Richard Wood is hoping Swindon Town Women’s keep learning their lessons from last year after making a fast start to the new season.

Town have made a spectacular start to the new season, sitting joint top of the table with four wins from four and have had back-to-back crowds above 500 at the Nigel Eady County Ground, the last of which witnessed a 9-0 win over Southampton Women.

After a great season last year but falling short of the top two, Wood is hoping to have learned from that experience and keep pushing Swindon forward.

 

 

He said: “It is nice to get off to a good start because it means morale is high and we have good buy-in from the players.

“We are not getting carried away with ourselves because we know in this division if you want to get promoted then you have to be faultless.

“The frustrating thing for a manager at this level is that you are constantly learning lessons the hard way and it is a 12-month-cycle to be able to put many of those things right.
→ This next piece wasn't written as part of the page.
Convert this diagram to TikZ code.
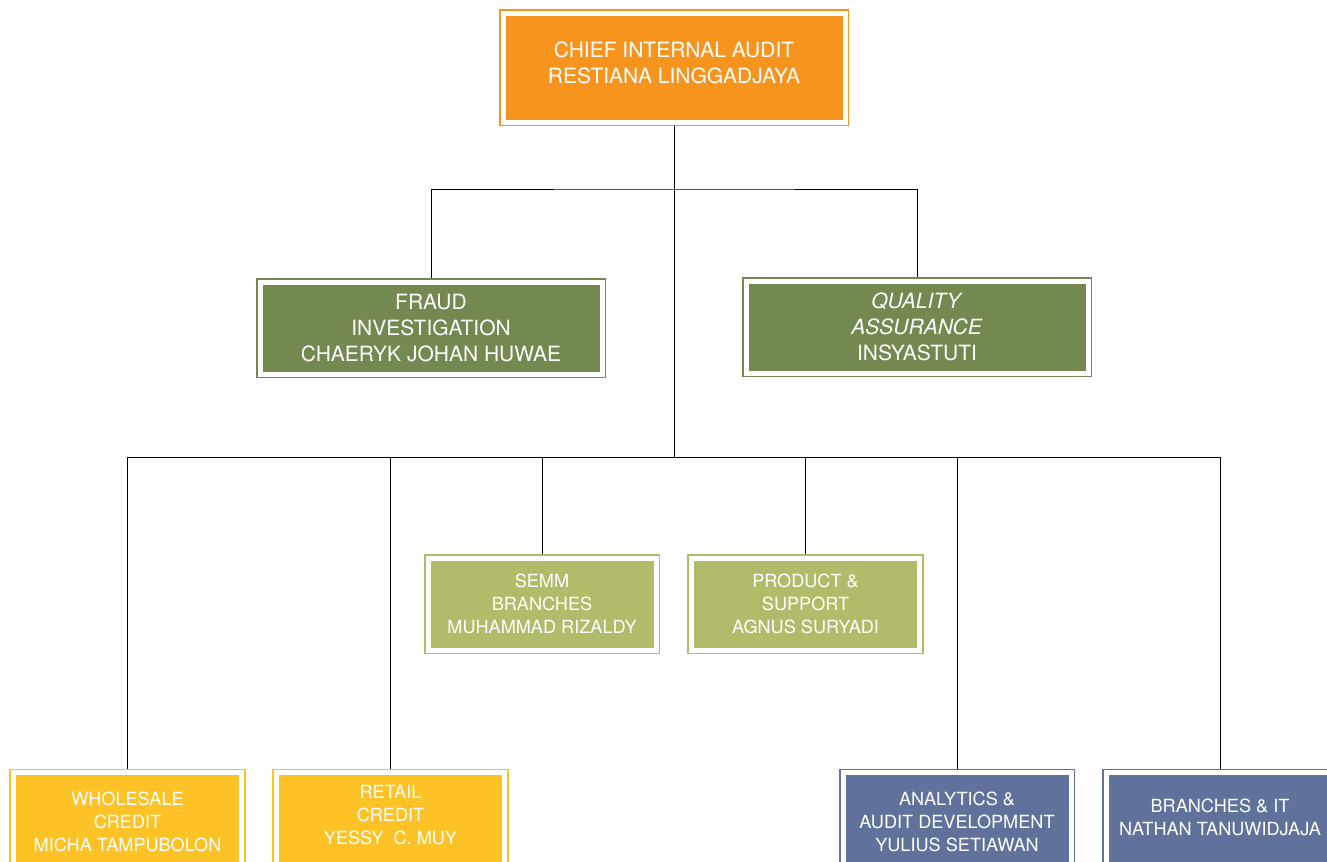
\documentclass[tikz,border=0pt]{standalone}
\usepackage{fontspec}
\setmainfont{TeX Gyre Heros}
\usetikzlibrary{backgrounds}
\definecolor{corange}{RGB}{247,148,30}
\definecolor{cdgreen}{RGB}{115,137,80}
\definecolor{clgreen}{RGB}{178,187,106}
\definecolor{cyellow}{RGB}{253,195,38}
\definecolor{cblue}{RGB}{96,114,155}
\newcommand\liftedtext[2]{\raisebox{#1}[\height][\depth]{\begin{tabular}{@{}c@{}}#2\end{tabular}}}
\tikzset{
  unit box/.style={rectangle, fill=#1, draw=#1, double=white, double distance=3.75pt,
    line width=1.3pt, inner sep=0pt, align=center, text=white},
  bigbox/.style={unit box=#1, minimum width=256.5pt, font=\fontsize{15.75}{19.5}\selectfont},
  smallbox/.style={unit box=#1, minimum width=171pt, font=\fontsize{13.6}{17}\selectfont},
  link/.style={draw=black, line width=0.6pt}
}
\begin{document}
\begin{tikzpicture}[x=0.75pt,y=-0.75pt]
\useasboundingbox (0,0) rectangle (1327,861);
\clip (0,0) rectangle (1327,861);

\node[bigbox=corange, minimum height=81.75pt] (top) at (674,67.5) {\liftedtext{1.75pt}{CHIEF INTERNAL AUDIT\\RESTIANA LINGGADJAYA}};

\node[bigbox=cdgreen, minimum height=69pt] (fraud) at (431,328) {FRAUD\\INVESTIGATION\\CHAERYK JOHAN HUWAE};
\node[bigbox=cdgreen, minimum height=69pt] (qa) at (917,327) {\textit{QUALITY}\\\textit{ASSURANCE}\\INSYASTUTI};

\node[smallbox=clgreen, minimum height=69pt] (semm) at (542,604) {SEMM\\BRANCHES\\MUHAMMAD RIZALDY};
\node[smallbox=clgreen, minimum height=69pt] (product) at (805.5,604) {PRODUCT \&\\SUPPORT\\AGNUS SURYADI};

\node[smallbox=cyellow, minimum height=73.5pt, anchor=north] (whole) at (127.5,772) {WHOLESALE\\CREDIT\\MICHA TAMPUBOLON};
\node[smallbox=cyellow, minimum height=73.5pt, anchor=north] (retail) at (390.5,772) {\liftedtext{3.75pt}{RETAIL\\CREDIT\\YESSY\ \ C. MUY}};
\node[smallbox=cblue, minimum height=73.5pt, anchor=north] (analytics) at (957,772) {ANALYTICS \&\\AUDIT DEVELOPMENT\\YULIUS SETIAWAN};
\node[smallbox=cblue, minimum height=73.5pt, anchor=north] (bit) at (1220,772) {\liftedtext{1.9pt}{BRANCHES \& IT\\NATHAN TANUWIDJAJA}};

\coordinate (j1) at (674,189);
\coordinate (j2) at (674,457);

\begin{scope}[on background layer]
\draw[link] (top.south) -- (j2);
\draw[link] (fraud.north) |- (j1) -| (qa.north);
\draw[link] (whole.north) |- (j2) -| (bit.north);
\draw[link] (retail.north) -- (retail.north |- j2);
\draw[link] (semm.north) -- (semm.north |- j2);
\draw[link] (product.north) -- (product.north |- j2);
\draw[link] (analytics.north) -- (analytics.north |- j2);
\end{scope}
\end{tikzpicture}
\end{document}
“It is good to have good experiences but you need to have things go a bit wrong for you to learn and put measures in place to improve, for me, this year was about making sure our foundations are really strong.

“Nobody can say for sure ‘We are getting promoted this year’ but you can build to the point where that becomes inevitable.

“I have a saying ‘Don’t let best get in the way of better’, so if what we can do is better then we do that and eventually you will get to best; we are always looking to improve.”

Swindon are back at the Nigel Eady County Ground this weekend against Maidenhead and that game is one of the lessons Wood hopes to learn from last year.

He said: “Giving the fans something to enjoy again would be the plan but I have got a lot of respect for Maidenhead.

“I think Ed [Jackson-Norris], their manager, is great, he is a really good coach and a nice guy too.

“They need to be respected because they gave us a bloody nose last year when we were 2-0 up at halftime and lost 3-2.

“A bit like the Bridgewater game, this is one on my calendar that I want to put right.

“Bridgewater and Maidenhead were games where I felt we should have won but we didn’t and wanting to improve, these are the check-off games.”